Sex outside the covenant of marriage, between one man and one woman, is sin. Sex began at such a young age for me and occupied my mind and activities for 22 years. To those boys, who fell prey to my unquenchable lusts, so many years ago, please know how sorry I am. I hurt you – spiritually, psychologically, and physically. I was wrong! I sinned against you and God. To the adult men, withwhom I engaged sexually over the course of my twenties, though legally consensual, I was wrong. I am sorry. You may or may not feel that I sinned against you, but I did. And not only you; I transgressed against the true and living God. To all those family and friends who have been hurt by my degrading choices, I regret the pain I have caused. To all, I ask your forgiveness?

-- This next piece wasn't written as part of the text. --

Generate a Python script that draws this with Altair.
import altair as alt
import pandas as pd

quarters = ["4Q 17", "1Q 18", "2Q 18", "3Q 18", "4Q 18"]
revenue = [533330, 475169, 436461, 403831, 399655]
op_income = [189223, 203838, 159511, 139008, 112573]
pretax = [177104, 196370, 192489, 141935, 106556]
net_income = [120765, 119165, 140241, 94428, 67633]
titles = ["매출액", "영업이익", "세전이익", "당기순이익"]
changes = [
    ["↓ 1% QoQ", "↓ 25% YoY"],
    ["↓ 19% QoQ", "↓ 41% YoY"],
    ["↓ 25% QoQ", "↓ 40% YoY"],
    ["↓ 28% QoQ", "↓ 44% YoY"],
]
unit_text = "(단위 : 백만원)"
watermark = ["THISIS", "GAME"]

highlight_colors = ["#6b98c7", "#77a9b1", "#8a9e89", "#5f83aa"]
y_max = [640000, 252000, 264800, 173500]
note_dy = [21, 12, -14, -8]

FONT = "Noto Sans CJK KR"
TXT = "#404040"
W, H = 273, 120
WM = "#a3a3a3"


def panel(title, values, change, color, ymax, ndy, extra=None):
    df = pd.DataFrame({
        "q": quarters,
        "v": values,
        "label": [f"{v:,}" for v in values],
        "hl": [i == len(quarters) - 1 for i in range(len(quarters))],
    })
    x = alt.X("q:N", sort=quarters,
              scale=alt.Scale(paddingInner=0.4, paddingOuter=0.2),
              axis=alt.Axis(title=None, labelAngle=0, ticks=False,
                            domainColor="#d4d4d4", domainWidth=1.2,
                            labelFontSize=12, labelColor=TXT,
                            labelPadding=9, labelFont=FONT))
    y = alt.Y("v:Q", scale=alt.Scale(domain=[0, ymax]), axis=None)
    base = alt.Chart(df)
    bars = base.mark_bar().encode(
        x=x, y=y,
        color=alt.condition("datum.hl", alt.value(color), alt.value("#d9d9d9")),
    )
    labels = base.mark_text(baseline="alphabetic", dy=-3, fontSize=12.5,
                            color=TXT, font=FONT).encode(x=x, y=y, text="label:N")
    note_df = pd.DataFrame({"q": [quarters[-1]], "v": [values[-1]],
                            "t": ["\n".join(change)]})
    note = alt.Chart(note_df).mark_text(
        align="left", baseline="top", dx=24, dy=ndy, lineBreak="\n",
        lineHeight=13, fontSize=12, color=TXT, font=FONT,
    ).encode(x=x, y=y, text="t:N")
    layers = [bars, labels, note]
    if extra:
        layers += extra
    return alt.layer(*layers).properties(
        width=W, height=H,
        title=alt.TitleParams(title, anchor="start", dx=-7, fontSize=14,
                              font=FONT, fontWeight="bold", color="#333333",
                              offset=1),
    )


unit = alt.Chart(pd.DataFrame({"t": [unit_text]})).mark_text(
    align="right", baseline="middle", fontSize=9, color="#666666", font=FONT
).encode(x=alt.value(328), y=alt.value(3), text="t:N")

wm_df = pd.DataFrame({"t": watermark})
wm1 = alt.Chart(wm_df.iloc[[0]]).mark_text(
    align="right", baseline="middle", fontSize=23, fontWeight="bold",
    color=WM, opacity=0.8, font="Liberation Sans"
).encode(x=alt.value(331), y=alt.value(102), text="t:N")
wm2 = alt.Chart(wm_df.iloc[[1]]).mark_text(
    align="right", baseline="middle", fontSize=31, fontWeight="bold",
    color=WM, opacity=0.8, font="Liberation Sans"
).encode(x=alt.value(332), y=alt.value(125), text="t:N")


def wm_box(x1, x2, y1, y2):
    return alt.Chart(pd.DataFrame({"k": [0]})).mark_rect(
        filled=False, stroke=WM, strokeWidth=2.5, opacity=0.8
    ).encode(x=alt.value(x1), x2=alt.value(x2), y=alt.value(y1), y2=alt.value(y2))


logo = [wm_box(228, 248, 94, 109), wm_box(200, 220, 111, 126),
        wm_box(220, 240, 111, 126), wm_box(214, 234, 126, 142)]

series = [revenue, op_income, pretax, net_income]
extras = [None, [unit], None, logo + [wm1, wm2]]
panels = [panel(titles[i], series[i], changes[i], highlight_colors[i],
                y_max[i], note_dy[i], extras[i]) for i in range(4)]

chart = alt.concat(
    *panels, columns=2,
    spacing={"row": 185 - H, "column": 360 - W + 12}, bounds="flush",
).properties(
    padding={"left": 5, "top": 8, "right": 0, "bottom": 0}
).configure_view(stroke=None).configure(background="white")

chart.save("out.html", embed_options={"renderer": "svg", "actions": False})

No! I am not asking you to forget, though I am sure you wish you could. I am not asking you to pretend it never happened. I am not seeking absolution, for I have already received forgiveness through the blood of Jesus Christ. I am asking that you forgive my sin against you and those whom you love, because it is the right thing to do. Forgiveness is remedial care for both you and me.
I do not blame you for being angry at the monster I once was. I’m quite mad at him too! I deserve the wrath of God and hell. But like all who are truly born of God, I am eternally grateful for Jesus’ forgiveness and Life.
Taking responsibility for my actions is part of my own growth; yet maybe it will help you find some sense of relief and healing. The brokenness of my own soul, can’t excuse my choices. There is nothing I can ever do to make restitution. I cannot, bring healing to all the damaged emotions that maybe ripping your soul to pieces. What I can do is say – I’m sorry! Please forgive me?